Scenario: In Fall 2016, you are hired as Controller of the Medical Device division of Virtek. You report to Billy Bob, the General Manager of the division. Virtek has annual sales of approximately $1.7 billion. The Medical Device Division annual sales are approximately $170 million, about 10% of Virtek’s total annual sales. The Medical Device Division had a very good 2016. As you close the books for 2016 in January 2017, you are reporting a net profit of $21.6 million, well above the 2016 target profit of $20 million for the division. After reviewing the preliminary 2016 financial statements, Billy Bob says,

“We get our bonuses as long as we meet or exceed our $20 million target for net profit. It doesn’t help us to exceed the target by more than one and a half million, that will only encourage corporate to make our target that much higher for 2017. I want you to develop a rational for increasing our reserve for inventory obsolescence that will reduce our 2016 net profit to just over $20 million.”

By taking a pessimistic view of future market prospects, you are able to identify $1.25 million worth of inventory that under those market conditions could be justifiably fully reserved (written off) using conservative accounting. Billy Bob is pleased with the results you reported to him. He said,

“That’s very good! I’m fairly confident we can sell all that inventory in 2017 without offering any more than a small discount off our regular price. That will boost our 2017 net profit by nearly $1 million. With that extra cushion, we’re almost certain to achieve our 2017 earnings targets and our bonuses. I want you to book that adjusting entry to increase our inventory reserve for obsolescence. Oh, by the way, are you sure you can’t find another $200,000 or so of inventory we could write off in the same manner?
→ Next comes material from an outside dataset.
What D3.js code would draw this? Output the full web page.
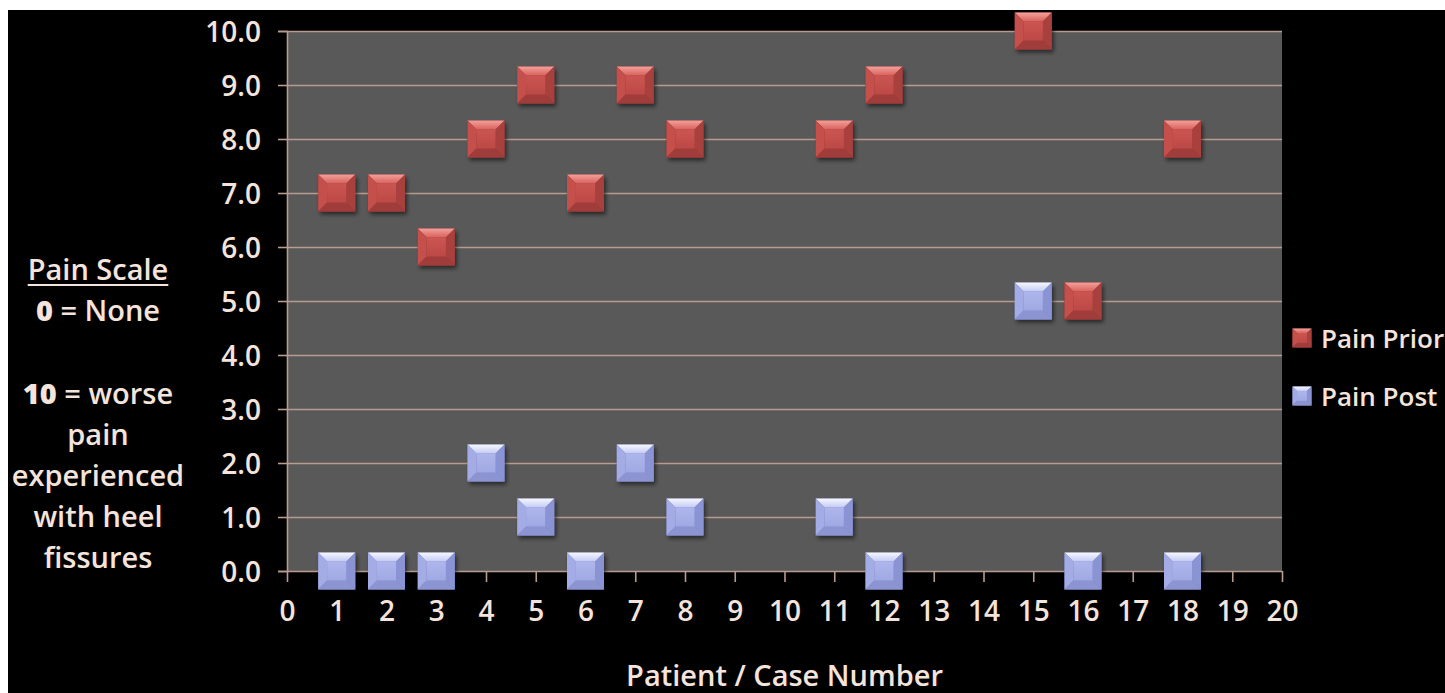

It wouldn’t hurt to have even more of a cushion.”

You were a little uncomfortable reviewing inventory for obsolescence with a specific target value in mind, and following the meeting with Billy Bob, you decide that before you book the adjusting entry to increase the inventory reserve for obsolescence as he instructed, you want to review the entire situation before proceeding.

1. What are the ethical issues?

2. who are the stakeholders?

3. what is a more ethical alternative?